Hungary is the seventh country to raise rates this month after central banks from Poland to Iceland lifted borrowing costs to tame global inflation and reverse a trend of investors flocking to what are seen as less risky assets.
The yield on the benchmark three-year Hungarian government bonds rose to 9.78 percent on March 7, which was their highest level since October 2004, as the weakening in Hungary's economy, growing political uncertainty and problems in global credit markets prompted investors to favor less risky assets. The three-year yield was 9.32 percent on March 27, and the yield has risen 126 basis points since the last meeting of the Hungarian central bank monetary policy committe was held on February 25. At that point policy makers last voted 8-4 to keep interest rates on hold for a fifth month, opting instead to try to fight inflation by letting the forint trade freely for the first time ever and betting on the currency's strengthening. Events have subsequently turned this into a completely false hope, hence today's changed vote.
Hungary's inflation rate did fall back slightly to 6.9 percent in February from 7.1 percent in January, but it still remained at more than twice the bank's 3 percent target level, and really their credibility was also at stake if they continued to sit back and watch.
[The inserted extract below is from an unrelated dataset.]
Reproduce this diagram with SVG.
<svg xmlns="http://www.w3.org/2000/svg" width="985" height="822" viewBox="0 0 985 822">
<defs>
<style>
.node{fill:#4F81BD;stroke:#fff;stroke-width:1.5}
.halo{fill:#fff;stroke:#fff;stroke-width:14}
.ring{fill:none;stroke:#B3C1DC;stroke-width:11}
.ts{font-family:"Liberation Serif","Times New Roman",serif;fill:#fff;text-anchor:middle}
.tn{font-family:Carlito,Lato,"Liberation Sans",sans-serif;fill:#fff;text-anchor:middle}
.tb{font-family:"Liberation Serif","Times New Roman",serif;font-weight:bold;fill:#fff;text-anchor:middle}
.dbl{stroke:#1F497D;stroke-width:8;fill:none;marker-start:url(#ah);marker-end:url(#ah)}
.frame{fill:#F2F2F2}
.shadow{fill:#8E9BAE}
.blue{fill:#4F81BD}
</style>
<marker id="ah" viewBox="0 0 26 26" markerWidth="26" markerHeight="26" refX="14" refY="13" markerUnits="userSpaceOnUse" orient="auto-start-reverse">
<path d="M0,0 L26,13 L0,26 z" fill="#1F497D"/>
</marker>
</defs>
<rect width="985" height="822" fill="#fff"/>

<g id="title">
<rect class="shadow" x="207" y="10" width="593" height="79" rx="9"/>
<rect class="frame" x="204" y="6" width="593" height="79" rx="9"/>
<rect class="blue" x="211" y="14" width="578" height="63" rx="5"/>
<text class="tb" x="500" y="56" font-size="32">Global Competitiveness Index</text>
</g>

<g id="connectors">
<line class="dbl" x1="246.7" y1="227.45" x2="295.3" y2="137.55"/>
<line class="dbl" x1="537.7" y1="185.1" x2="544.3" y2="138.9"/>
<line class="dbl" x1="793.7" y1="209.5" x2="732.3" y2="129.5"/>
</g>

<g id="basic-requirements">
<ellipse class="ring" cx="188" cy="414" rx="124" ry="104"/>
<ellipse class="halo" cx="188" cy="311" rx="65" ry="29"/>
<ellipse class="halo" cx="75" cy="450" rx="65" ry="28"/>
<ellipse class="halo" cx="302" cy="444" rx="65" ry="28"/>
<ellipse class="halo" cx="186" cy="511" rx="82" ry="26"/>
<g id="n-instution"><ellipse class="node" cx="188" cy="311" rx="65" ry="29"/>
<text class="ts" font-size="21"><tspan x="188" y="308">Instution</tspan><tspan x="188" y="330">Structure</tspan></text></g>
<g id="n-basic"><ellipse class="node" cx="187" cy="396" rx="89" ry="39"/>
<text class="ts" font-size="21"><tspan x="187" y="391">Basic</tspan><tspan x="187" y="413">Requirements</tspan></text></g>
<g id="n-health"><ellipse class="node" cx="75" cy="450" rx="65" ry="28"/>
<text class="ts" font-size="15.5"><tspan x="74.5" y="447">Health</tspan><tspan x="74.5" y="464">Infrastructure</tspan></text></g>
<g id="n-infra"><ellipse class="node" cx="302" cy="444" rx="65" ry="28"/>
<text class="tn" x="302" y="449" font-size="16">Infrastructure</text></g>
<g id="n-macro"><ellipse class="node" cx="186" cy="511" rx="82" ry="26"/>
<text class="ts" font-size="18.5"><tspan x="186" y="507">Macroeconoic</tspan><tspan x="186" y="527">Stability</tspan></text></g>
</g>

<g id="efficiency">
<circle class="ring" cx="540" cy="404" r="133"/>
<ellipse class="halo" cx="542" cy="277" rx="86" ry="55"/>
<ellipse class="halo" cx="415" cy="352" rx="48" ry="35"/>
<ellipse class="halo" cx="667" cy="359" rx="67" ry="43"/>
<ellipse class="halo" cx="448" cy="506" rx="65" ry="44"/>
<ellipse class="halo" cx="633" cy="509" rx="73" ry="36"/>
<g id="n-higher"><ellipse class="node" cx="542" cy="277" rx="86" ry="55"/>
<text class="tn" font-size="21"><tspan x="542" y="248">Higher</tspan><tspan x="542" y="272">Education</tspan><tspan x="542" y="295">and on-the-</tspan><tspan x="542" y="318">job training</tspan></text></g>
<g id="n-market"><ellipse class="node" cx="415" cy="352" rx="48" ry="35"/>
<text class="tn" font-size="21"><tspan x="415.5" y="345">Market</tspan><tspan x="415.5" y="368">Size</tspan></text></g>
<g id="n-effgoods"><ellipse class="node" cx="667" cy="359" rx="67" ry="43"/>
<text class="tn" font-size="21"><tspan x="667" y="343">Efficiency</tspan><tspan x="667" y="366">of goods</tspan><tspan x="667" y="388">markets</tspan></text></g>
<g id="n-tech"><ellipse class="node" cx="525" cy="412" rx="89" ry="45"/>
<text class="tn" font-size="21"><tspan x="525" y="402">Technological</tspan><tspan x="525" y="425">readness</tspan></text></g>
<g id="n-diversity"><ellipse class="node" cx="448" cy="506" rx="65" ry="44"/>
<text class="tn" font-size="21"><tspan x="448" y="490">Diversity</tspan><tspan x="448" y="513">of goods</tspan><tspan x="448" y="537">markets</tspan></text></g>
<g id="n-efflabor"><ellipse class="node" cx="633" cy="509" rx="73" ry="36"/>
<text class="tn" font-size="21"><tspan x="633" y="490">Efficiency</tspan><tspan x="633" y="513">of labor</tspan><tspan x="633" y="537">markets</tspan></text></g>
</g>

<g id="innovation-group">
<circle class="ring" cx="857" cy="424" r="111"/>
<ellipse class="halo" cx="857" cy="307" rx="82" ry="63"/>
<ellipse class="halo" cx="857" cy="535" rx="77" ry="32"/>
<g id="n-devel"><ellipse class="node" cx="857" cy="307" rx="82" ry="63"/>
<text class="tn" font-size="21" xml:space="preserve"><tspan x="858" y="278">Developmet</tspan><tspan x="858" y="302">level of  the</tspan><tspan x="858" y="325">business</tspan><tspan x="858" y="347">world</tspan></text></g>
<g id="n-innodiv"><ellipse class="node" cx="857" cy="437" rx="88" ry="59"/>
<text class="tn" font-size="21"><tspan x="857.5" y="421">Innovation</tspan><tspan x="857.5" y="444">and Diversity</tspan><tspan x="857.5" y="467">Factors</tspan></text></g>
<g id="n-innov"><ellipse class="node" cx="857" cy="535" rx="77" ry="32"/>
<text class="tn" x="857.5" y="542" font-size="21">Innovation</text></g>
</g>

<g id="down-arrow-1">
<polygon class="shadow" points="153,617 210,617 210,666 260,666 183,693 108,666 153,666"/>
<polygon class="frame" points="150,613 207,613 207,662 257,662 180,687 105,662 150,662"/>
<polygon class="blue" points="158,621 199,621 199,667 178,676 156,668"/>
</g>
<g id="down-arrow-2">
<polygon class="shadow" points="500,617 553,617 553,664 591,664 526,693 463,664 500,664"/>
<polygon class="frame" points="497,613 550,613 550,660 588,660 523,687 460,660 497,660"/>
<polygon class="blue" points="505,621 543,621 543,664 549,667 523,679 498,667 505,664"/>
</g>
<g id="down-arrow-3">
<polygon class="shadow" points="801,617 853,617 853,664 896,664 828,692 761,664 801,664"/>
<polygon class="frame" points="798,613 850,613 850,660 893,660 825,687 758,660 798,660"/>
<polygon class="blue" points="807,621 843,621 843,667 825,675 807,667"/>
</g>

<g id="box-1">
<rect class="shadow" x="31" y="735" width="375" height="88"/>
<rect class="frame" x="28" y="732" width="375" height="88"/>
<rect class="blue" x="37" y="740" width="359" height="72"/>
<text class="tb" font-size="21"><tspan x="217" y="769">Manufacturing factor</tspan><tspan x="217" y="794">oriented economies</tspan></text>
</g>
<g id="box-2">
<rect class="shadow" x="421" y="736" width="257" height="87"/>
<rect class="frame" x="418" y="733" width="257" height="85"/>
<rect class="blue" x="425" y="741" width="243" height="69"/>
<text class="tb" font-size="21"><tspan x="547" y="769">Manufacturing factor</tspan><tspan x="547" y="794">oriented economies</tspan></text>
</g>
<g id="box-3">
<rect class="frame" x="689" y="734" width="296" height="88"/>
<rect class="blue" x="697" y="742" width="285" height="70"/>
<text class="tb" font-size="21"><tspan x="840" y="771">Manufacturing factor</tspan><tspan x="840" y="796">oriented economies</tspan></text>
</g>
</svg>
The bank last month raised its inflation forecast to 5.2 percent this year and 3.6 percent for 2009, from 5 percent and 3 percent, respectively.
As Portfolio Hungary comments:
The larger-than-expected hike by the cenbank may signal its strong commitment to meeting its medium-term inflation goal (3%), and that the MPC wanted to “get over with" the rate hike pressure with a single big step.
It is not net clear as yet whether the MPC considered in its decision the medium-term impacts of the political tension between the governing coalition parties that took a drastic turn over the weekend and today.